Over the years, changing business plans and corporate mergers pushed the Michigan operation into the background, and mineral leases for the area lapsed. The sample cores came to WMU by chance and were added into the University’s statewide collection of such core samples.
“Without Bill and Linda Harrison, Michigan and the United States would be without the rediscovery of a multi-billion dollar potash deposit,” says Pagano who learned through industry sources that the Harrisons might be able to help him in his quest to define the scope and quality of the Borgen Bed.
The scoop on potash
Potash is found in just a few areas once covered by inland seas. The seas evaporated and the potassium and sodium chloride deposits crystallized into potash ore and were covered by successive layers of rock and soil.The Michigan deposit, WMU’s Harrison says, is the purest and highest-grade potash being produced globally—600 percent higher than that being produced in New Mexico’s vast Permian Basin. It is also twice the grade of deposits found in Canada and Russia, the two nations that control more than 80 percent of the world’s potash reserve.
“One of the things that makes this so valuable is that it is an incredibly rich deposit that is in easy reach of the enormous demand from Midwest corn and soybean farmers who operate within a 500-mile radius of this deposit,” Harrison says. “This is an opportunity for new wealth to come from the use of natural resources never tapped before.”Pagano has been working with investors and state and national officials to move forward with the capital-intensive establishment of manufacturing and processing facilities. He estimates an initial demand for more than 300 workers employed in an enterprise that will produce more than a million tons of potash annually.

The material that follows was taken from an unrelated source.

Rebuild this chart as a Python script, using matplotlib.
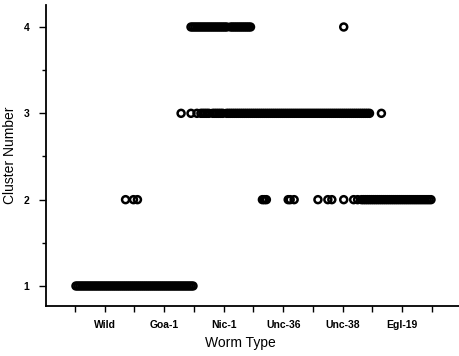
import numpy as np
import matplotlib
matplotlib.use("Agg")
import matplotlib.pyplot as plt

plt.rcParams['font.family'] = ['Liberation Sans', 'DejaVu Sans']

# worm types along the x axis
worm_types = ['Wild', 'Goa-1', 'Nic-1', 'Unc-36', 'Unc-38', 'Egl-19']

# point occupancy: for each cluster, one string per worm type,
# each character is one sample slot ('o' = a point in that cluster, '.' = none)
cluster_1 = ['oooooooooooooooooooooooooooooo',
             'oooooooooooooooooooooooooooooo',
             '..............................',
             '..............................',
             '..............................',
             '..............................']
cluster_2 = ['.........................o...o',
             '.o............................',
             '..............................',
             '....ooo..........oo.o.........',
             '..o....o.o.....o....o.o.oooooo',
             'oooooooooooooooooooooooooooooo']
cluster_3 = ['..............................',
             '.......................o....o.',
             '.o.ooooo.oooooo.oooooooooooooo',
             'oooooooooooooooooooooooooooooo',
             'ooooooooooooooooooooooooooooo.',
             '....o.........................']
cluster_4 = ['..............................',
             '............................oo',
             'ooooooooooooooooo.ooooooooooo.',
             '..............................',
             '...............o..............',
             '..............................']
clusters = {1: cluster_1, 2: cluster_2, 3: cluster_3, 4: cluster_4}

fig = plt.figure(figsize=(4.59, 3.56), dpi=100)
ax = fig.add_axes([0.1002, 0.1404, 0.8998, 0.8456])

for cluster, rows in clusters.items():
    xs = []
    for i, row in enumerate(rows):
        n = len(row)
        for k, c in enumerate(row):
            if c == 'o':
                xs.append(i + (k + 0.5) / n)
    ax.scatter(xs, [cluster] * len(xs), s=25, facecolors='none',
               edgecolors='black', linewidths=1.8, zorder=3)

ax.set_xlim(-0.487, 6.454)
ax.set_ylim(0.768, 4.255)

ax.set_xticks(np.arange(len(worm_types)) + 0.5)
ax.set_xticklabels(worm_types, fontsize=7.5, fontweight='bold')
ax.set_xticks(np.arange(len(worm_types) + 1), minor=True)
ax.set_yticks([1, 2, 3, 4])
ax.set_yticklabels(['1', '2', '3', '4'], fontsize=7.5, fontweight='bold')
ax.set_yticks([1.5, 2.5, 3.5], minor=True)
ax.tick_params(axis='x', which='both', direction='out', length=4, width=1.0, pad=6)
ax.tick_params(axis='y', which='major', direction='out', length=5, width=1.0, pad=7)
ax.tick_params(axis='y', which='minor', direction='out', length=3, width=1.0)

for side in ['top', 'right']:
    ax.spines[side].set_visible(False)
for side in ['left', 'bottom']:
    ax.spines[side].set_linewidth(1.3)

ax.set_xlabel('Worm Type', fontsize=10)
ax.set_ylabel('Cluster Number', fontsize=10)
ax.xaxis.set_label_coords(0.47, -0.10)
ax.yaxis.set_label_coords(-0.07, 0.5)

plt.savefig('out.png', dpi=100)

Bringing Michigan potash to market, Pagano says, will provide a domestic source of the element at reduced cost to Midwest farmers as well as to the national agriculture industry. It will reduce imports, improve the nation’s trade balance, create jobs and increase the state’s tax base.“It’s our responsibility to develop this wisely and in a way that moves Michigan forward,” Pagano says.
WMU’s rock treasure trove WMU has been home since 1982 to an extensive set of one-of-a-kind core samples and well records that have made the University the preeminent source for data on Michigan’s subsurface geologic layers. WMU’s Michigan Geological Repository for Research and Education makes information about those layers available by maintaining extensive online databases and housing the most comprehensive archive of Michigan geological samples and data.
That archive includes more than 500,000 feet of rock cores from oil, gas, water and environmental research wells and from glacial research and Lake Michigan bluff erosion studies. It also contains impressive collections of geologic maps, and thousands of drillers’ reports, electrical and mechanical logs, mudlogs, porosity and permeability analyses, and related well data.
In 2011, the state of Michigan tapped WMU to serve as home to the Michigan Geological Survey. The move made WMU Michigan’s designated geoscience agency and put responsibility for mapping and assessing the state’s geological resources—such as minerals, soils and groundwater—in the hands of the University’s Department of Geosciences, which was already a storehouse of information concerning the state’s groundwater, mineral and oil and gas resources.